I decided to test this theory with an experiment.
Setup:1 brook
6 passages leading from the brook
6 floodgates (all no-quality and made with the same material)
6 pressure plates (1 of each quality, all set to trigger on 1 level of water)
6 ramps (which don't affect results)
1 lever (above the unused mechanisms stockpile)
6 connections from the lever (to each floodgate, all mechanisms of the same quality)
6 bridges, all made of the same material
6 connections from pressure plates (to each bridge, mechanism quality is the same as the pressure plate)
The mechanism quality of the pressure plates and the links to the bridge decrease in quality from top to bottom. The top bridge is linked by masterwork mechanisms, the bottom bridge is linked by no-quality mechanisms.
Method:1. Pull lever
2. The floodgates are all equal. They are made from the same material, are the same quality, and are linked to the lever with the same quality mechanisms. In theory, they should all open at the same time.
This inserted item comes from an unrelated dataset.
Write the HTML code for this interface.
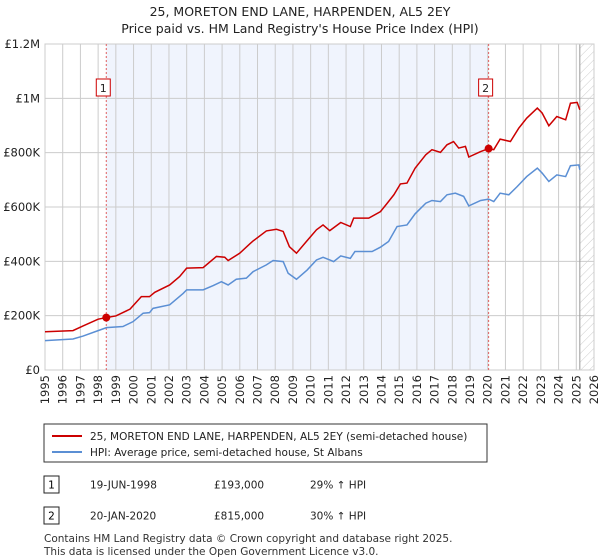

3. Water flows into each chamber, triggering the pressure plates all at the same time.
4. The masterwork pressure plate will use its masterwork mechanism links to open the top bridge first. The second-highest will raise second, and so on.
Results:The bridges raised in exactly the
WRONG order! The no-quality mechanisms raised its bridge first, the - and + quality mechanisms went up next. * quality came in fourth and then finally the highest quality mechanisms finished their work.
With 5 repetitions of the experiment, the masterwork mechanisms have still yet to beat the no-quality mechanisms in raising its respective bridge.
From this, I think it is safe to say that mechanism quality has
no effect on the speed with which mechanisms work.